FORTY FORT, LUZERNE COUNTY (WBRE/WYOU) — It’s more than just the flu that’s off to an early start this winter season.
A disease that strikes adults and kids alike is rearing its ugly head. It’s called RSV which is a common respiratory virus that’s become more widespread in recent months. As Eyewitness News Healthbeat Reporter Mark Hiller explains, it’s important to know the symptoms, how it’s spread and why it’s so vital to prevent it — especially in babies.
It was just a wellness visit on Tuesday for Samantha Kushner’s 15-month-old daughter, Madison. Geisinger Pediatrician Ashley Pearce checked out the child’s vital signs and said, “You’re doing so good.”
Mom is glad to hear that because when toddlers are sick, the Larksville woman said, “They just cry, scream and it’s like what’s wrong with my child.”

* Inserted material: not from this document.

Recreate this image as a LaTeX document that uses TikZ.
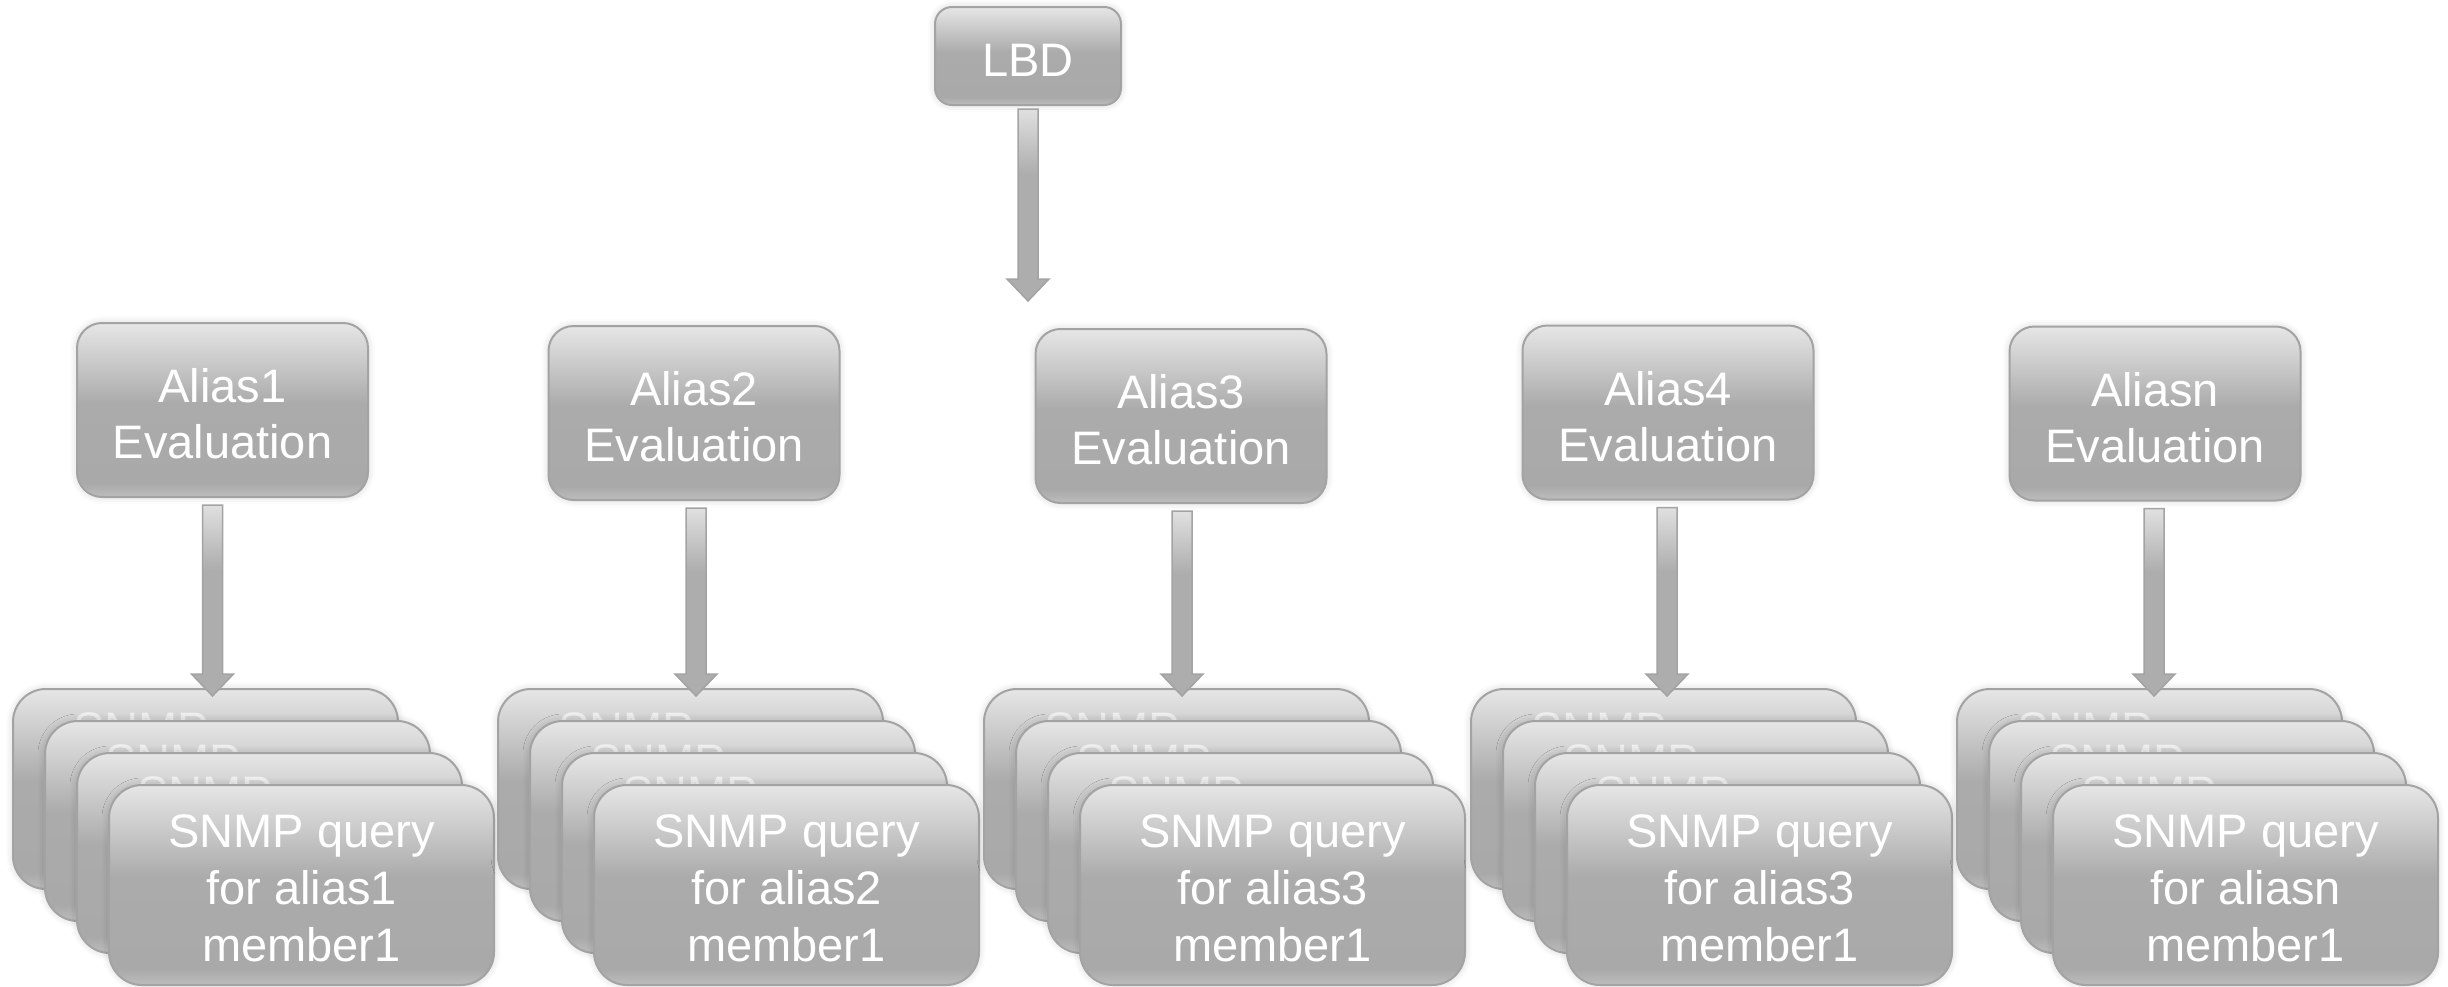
\documentclass[tikz,border=0pt]{standalone}
\usepackage{fontspec}
\setmainfont{Liberation Sans}
\usetikzlibrary{calc,shadows.blur}

\definecolor{bordc}{HTML}{A3A3A3}
\definecolor{shT}{HTML}{E6E6E6}
\definecolor{shU}{HTML}{CFCFCF}
\definecolor{shM}{HTML}{ABABAB}
\definecolor{shL}{HTML}{A9A9A9}
\definecolor{shB}{HTML}{BDBDBD}
\definecolor{arT}{HTML}{E0E0E0}
\definecolor{arB}{HTML}{ADADAD}

\pgfdeclareverticalshading{glossy}{100bp}{color(0bp)=(shB); color(25bp)=(shB); color(29bp)=(shL); color(52bp)=(shM); color(66bp)=(shU); color(75bp)=(shT); color(100bp)=(shT)}
\pgfdeclareverticalshading{arrowshade}{100bp}{color(0bp)=(arB); color(25bp)=(arB); color(58bp)=(arB); color(75bp)=(arT); color(100bp)=(arT)}

\newcommand\blockarr[2]{%
  \path[blockarrow] let \p1=(#1), \p2=(#2) in
    (\x1-10pt,\y1) -- (\x1+10pt,\y1) -- (\x1+10pt,\y2+22pt) -- (\x1+21pt,\y2+22pt)
    -- (\x1,\y2) -- (\x1-21pt,\y2+22pt) -- (\x1-10pt,\y2+22pt) -- cycle;}
\newcommand\topstrut[1]{\rule{0pt}{#1pt}}

\begin{document}
\begin{tikzpicture}[x=1pt,y=-1pt,
  glow/.style={blur shadow={shadow xshift=0pt, shadow yshift=0pt, shadow blur radius=7pt, shadow opacity=18}},
  box/.style={draw=bordc, line width=2pt, shading=glossy, text=white, align=center,
    font=\fontsize{47}{56}\selectfont, inner sep=0pt, glow},
  lbdbox/.style={box, minimum width=186pt, minimum height=98pt, rounded corners=17pt},
  aliasbox/.style={box, minimum width=291pt, minimum height=174pt, rounded corners=25pt},
  snmpbox/.style={box, minimum width=385pt, minimum height=200pt, rounded corners=33pt,
    font=\fontsize{47}{57}\selectfont},
  ghost/.style={text=white, text opacity=0.6, font=\fontsize{47}{57}\selectfont,
    inner sep=0pt, anchor=north west},
  blockarrow/.style={draw=bordc, line width=1.5pt, shading=arrowshade}
]
\useasboundingbox (0,0) rectangle (2448,986);

\node[lbdbox] (lbd) at (1028,56) {\topstrut{40}LBD};

\foreach \k/\L/\ax/\ay/\alab/\slab in {%
  1/13/222.5/410/Alias1/alias1,
  2/498/694/413/Alias2/alias2,
  3/984/1181/416/Alias3/alias3,
  4/1471/1668/412.5/Alias4/alias3,
  5/1957/2155/413.5/Aliasn/aliasn}{
  \node[aliasbox] (a\k) at (\ax,\ay) {\topstrut{42}\alab\\Evaluation};
  \node[snmpbox] (s\k a) at (\L+192.5,789) {};
  \node[ghost] (g\k a) at ($(s\k a.north west)+(61,24)$) {SNMP};
  \node[snmpbox] (s\k b) at (\L+224.5,821) {};
  \node[ghost] (g\k b) at ($(s\k b.north west)+(61,24)$) {SNMP};
  \node[snmpbox] (s\k c) at (\L+256.5,853) {};
  \node[ghost] (g\k c) at ($(s\k c.north west)+(61,24)$) {SNMP};
  \node[snmpbox] (s\k d) at (\L+288.5,885) {\topstrut{40}SNMP query\\for \slab\\member1};
}

% connectors
\coordinate (lbdtip) at ($(lbd.south |- a3.north)+(0,-27)$);
\blockarr{$(lbd.south)+(0,3)$}{lbdtip}

\foreach \k/\dx in {1/-10,2/2,3/1,4/-1,5/-1}{
  \coordinate (st\k) at ($(a\k.south)+(\dx,7)$);
  \coordinate (en\k) at ($(a\k.south |- s\k a.north)+(\dx,8)$);
  \blockarr{st\k}{en\k}
}
\end{tikzpicture}
\end{document}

Ms. Kushner is trying to prevent Madison from getting something the CDC says strikes most children before they’re two: Respiratory Syncytial Virus or RSV which her nephew once had. “It’s a scary kind of process,” she said.
Dr. Pearce has treated a number of children this fall for RSV. Most kids bounce back from mild, cold-like symptoms but that’s not always the case. Besides a runny nose, coughing and sneezing, and a fever, RSV can trigger decreased appetite and vomiting among other concerns.
Dr. Pearce said, “It can cause some issues with breathing so something called bronchiolitis which is a little inflammation of the lower lungs.”
Pneumonia, too, which could land a young child in the hospital. Dr. Pearce urges prevention that goes beyond good hygiene. Besides frequent hand washing, you need to avoid potentially contagious areas.
“Especially in younger children, making sure, you know, we’re not exposing them too much so keeping them around sick relatives, sick friends,” she said.
And child care centers, too because when it comes to RSV, Ms. Kushner said, “You don’t want anyone near your kid. I don’t want this to happen to this little girl.”
Another precaution to take according to Dr. Pearce? Don’t let other people kiss your baby. And if you suspect your child is infected with RSV, call your pediatrician immediately.